## Objective
The listing below must be repeated word for word, with its images excluded.

## Source data
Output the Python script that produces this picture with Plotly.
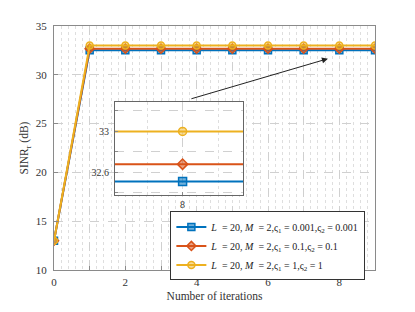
import plotly.graph_objects as go

iterations = [0, 1, 2, 3, 4, 5, 6, 7, 8, 9]
sinr_a = [13.0, 32.51, 32.51, 32.51, 32.51, 32.51, 32.51, 32.51, 32.51, 32.51]
sinr_b = [13.0, 32.68, 32.68, 32.68, 32.68, 32.68, 32.68, 32.68, 32.68, 32.68]
sinr_c = [13.0, 33.0, 33.0, 33.0, 33.0, 33.0, 33.0, 33.0, 33.0, 33.0]
names = [
    "<i>L</i>  = 20, <i>M</i>  = 2,ς<sub>1</sub> = 0.001,ς<sub>2</sub> = 0.001",
    "<i>L</i>  = 20, <i>M</i>  = 2,ς<sub>1</sub> = 0.1,ς<sub>2</sub> = 0.1",
    "<i>L</i>  = 20, <i>M</i>  = 2,ς<sub>1</sub> = 1,ς<sub>2</sub> = 1",
]
colors = ["#0072BD", "#D95319", "#EDB120"]
fills = ["rgba(0,114,189,0.55)", "rgba(217,83,25,0.55)", "rgba(237,177,32,0.45)"]
symbols = ["square", "diamond", "circle"]
series = [sinr_a, sinr_b, sinr_c]

FONT = "Liberation Serif"
fig = go.Figure()

for s, n, c, f, sym in zip(series, names, colors, fills, symbols):
    fig.add_trace(go.Scatter(
        x=iterations, y=s, name=n, mode="lines+markers",
        line=dict(color=c, width=2),
        marker=dict(symbol=sym, size=7, color=f, line=dict(color=c, width=1.5)),
        xaxis="x", yaxis="y"))

# inset
for s, c, f, sym in zip(series, colors, fills, symbols):
    fig.add_trace(go.Scatter(
        x=iterations, y=s, mode="lines+markers", showlegend=False,
        line=dict(color=c, width=2),
        marker=dict(symbol=sym, size=8, color=f, line=dict(color=c, width=1.5)),
        xaxis="x2", yaxis="y2"))

grid = "#d0d0d0"
axis_line = "#8a8a8a"
fig.update_layout(
    width=407, height=304,
    margin=dict(l=46, r=40, t=16, b=35),
    paper_bgcolor="white", plot_bgcolor="white",
    font=dict(family=FONT, size=11, color="#333"),
    xaxis=dict(
        range=[0, 9], tickvals=list(range(10)),
        ticktext=["0", "", "2", "", "4", "", "6", "", "8", ""],
        showgrid=True, gridcolor=grid, griddash="dash", gridwidth=1,
        minor=dict(dtick=0.2, showgrid=True, gridcolor="#dedede", griddash="dot", gridwidth=1),
        showline=True, linecolor=axis_line, mirror=True, ticks="inside", ticklen=4,
        tickcolor=axis_line, zeroline=False, ticklabelstandoff=2,
        title=dict(text="Number of iterations", font=dict(family=FONT, size=11.5), standoff=4),
    ),
    yaxis=dict(
        range=[10, 35], dtick=5,
        showgrid=True, gridcolor=grid, griddash="dash", gridwidth=1,
        showline=True, linecolor=axis_line, mirror=True, ticks="inside", ticklen=4,
        tickcolor=axis_line, zeroline=False, ticklabelstandoff=4,
        title=dict(text="SINR<sub>r</sub> (dB)", font=dict(family=FONT, size=11.5), standoff=4),
    ),
    xaxis2=dict(
        domain=[0.19, 0.589], anchor="y2", range=[7.81, 8.17],
        tickvals=[8], ticktext=["8"],
        showgrid=True, gridcolor=grid, griddash="dash",
        minor=dict(dtick=0.1, showgrid=True, gridcolor="#dedede", griddash="dot"),
        showline=True, linecolor="#666", mirror=True, ticks="inside", ticklen=3,
        tickcolor=axis_line, zeroline=False, tickfont=dict(size=10),
    ),
    yaxis2=dict(
        domain=[0.308, 0.688], anchor="x2", range=[32.38, 33.286],
        tickvals=[32.4, 32.6, 32.8, 33.0, 33.2], ticktext=["", "32.6", "", "33", ""],
        showgrid=True, gridcolor=grid, griddash="dash",
        showline=True, linecolor="#666", mirror=True, ticks="inside", ticklen=3,
        tickcolor=axis_line, zeroline=False, tickfont=dict(size=10), ticklabelstandoff=3,
    ),
    legend=dict(
        x=0.97, y=0.24, xanchor="right", yanchor="top",
        bgcolor="white", bordercolor="#333", borderwidth=1,
        font=dict(family=FONT, size=10, color="#222"),
        tracegroupgap=0, itemwidth=30,
    ),
    annotations=[dict(
        x=7.68, y=31.65, ax=3.81, ay=27.5, xref="x", yref="y", axref="x", ayref="y",
        showarrow=True, arrowhead=2, arrowsize=1.2, arrowwidth=1, arrowcolor="#222", text="",
    )],
)

fig.write_html("out.html")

## Expected output
Output the Python script that produces this picture with Plotly.
import plotly.graph_objects as go

iterations = [0, 1, 2, 3, 4, 5, 6, 7, 8, 9]
sinr_a = [13.0, 32.51, 32.51, 32.51, 32.51, 32.51, 32.51, 32.51, 32.51, 32.51]
sinr_b = [13.0, 32.68, 32.68, 32.68, 32.68, 32.68, 32.68, 32.68, 32.68, 32.68]
sinr_c = [13.0, 33.0, 33.0, 33.0, 33.0, 33.0, 33.0, 33.0, 33.0, 33.0]
names = [
    "<i>L</i>  = 20, <i>M</i>  = 2,ς<sub>1</sub> = 0.001,ς<sub>2</sub> = 0.001",
    "<i>L</i>  = 20, <i>M</i>  = 2,ς<sub>1</sub> = 0.1,ς<sub>2</sub> = 0.1",
    "<i>L</i>  = 20, <i>M</i>  = 2,ς<sub>1</sub> = 1,ς<sub>2</sub> = 1",
]
colors = ["#0072BD", "#D95319", "#EDB120"]
fills = ["rgba(0,114,189,0.55)", "rgba(217,83,25,0.55)", "rgba(237,177,32,0.45)"]
symbols = ["square", "diamond", "circle"]
series = [sinr_a, sinr_b, sinr_c]

FONT = "Liberation Serif"
fig = go.Figure()

for s, n, c, f, sym in zip(series, names, colors, fills, symbols):
    fig.add_trace(go.Scatter(
        x=iterations, y=s, name=n, mode="lines+markers",
        line=dict(color=c, width=2),
        marker=dict(symbol=sym, size=7, color=f, line=dict(color=c, width=1.5)),
        xaxis="x", yaxis="y"))

# inset
for s, c, f, sym in zip(series, colors, fills, symbols):
    fig.add_trace(go.Scatter(
        x=iterations, y=s, mode="lines+markers", showlegend=False,
        line=dict(color=c, width=2),
        marker=dict(symbol=sym, size=8, color=f, line=dict(color=c, width=1.5)),
        xaxis="x2", yaxis="y2"))

grid = "#d0d0d0"
axis_line = "#8a8a8a"
fig.update_layout(
    width=407, height=304,
    margin=dict(l=46, r=40, t=16, b=35),
    paper_bgcolor="white", plot_bgcolor="white",
    font=dict(family=FONT, size=11, color="#333"),
    xaxis=dict(
        range=[0, 9], tickvals=list(range(10)),
        ticktext=["0", "", "2", "", "4", "", "6", "", "8", ""],
        showgrid=True, gridcolor=grid, griddash="dash", gridwidth=1,
        minor=dict(dtick=0.2, showgrid=True, gridcolor="#dedede", griddash="dot", gridwidth=1),
        showline=True, linecolor=axis_line, mirror=True, ticks="inside", ticklen=4,
        tickcolor=axis_line, zeroline=False, ticklabelstandoff=2,
        title=dict(text="Number of iterations", font=dict(family=FONT, size=11.5), standoff=4),
    ),
    yaxis=dict(
        range=[10, 35], dtick=5,
        showgrid=True, gridcolor=grid, griddash="dash", gridwidth=1,
        showline=True, linecolor=axis_line, mirror=True, ticks="inside", ticklen=4,
        tickcolor=axis_line, zeroline=False, ticklabelstandoff=4,
        title=dict(text="SINR<sub>r</sub> (dB)", font=dict(family=FONT, size=11.5), standoff=4),
    ),
    xaxis2=dict(
        domain=[0.19, 0.589], anchor="y2", range=[7.81, 8.17],
        tickvals=[8], ticktext=["8"],
        showgrid=True, gridcolor=grid, griddash="dash",
        minor=dict(dtick=0.1, showgrid=True, gridcolor="#dedede", griddash="dot"),
        showline=True, linecolor="#666", mirror=True, ticks="inside", ticklen=3,
        tickcolor=axis_line, zeroline=False, tickfont=dict(size=10),
    ),
    yaxis2=dict(
        domain=[0.308, 0.688], anchor="x2", range=[32.38, 33.286],
        tickvals=[32.4, 32.6, 32.8, 33.0, 33.2], ticktext=["", "32.6", "", "33", ""],
        showgrid=True, gridcolor=grid, griddash="dash",
        showline=True, linecolor="#666", mirror=True, ticks="inside", ticklen=3,
        tickcolor=axis_line, zeroline=False, tickfont=dict(size=10), ticklabelstandoff=3,
    ),
    legend=dict(
        x=0.97, y=0.24, xanchor="right", yanchor="top",
        bgcolor="white", bordercolor="#333", borderwidth=1,
        font=dict(family=FONT, size=10, color="#222"),
        tracegroupgap=0, itemwidth=30,
    ),
    annotations=[dict(
        x=7.68, y=31.65, ax=3.81, ay=27.5, xref="x", yref="y", axref="x", ayref="y",
        showarrow=True, arrowhead=2, arrowsize=1.2, arrowwidth=1, arrowcolor="#222", text="",
    )],
)

fig.write_html("out.html")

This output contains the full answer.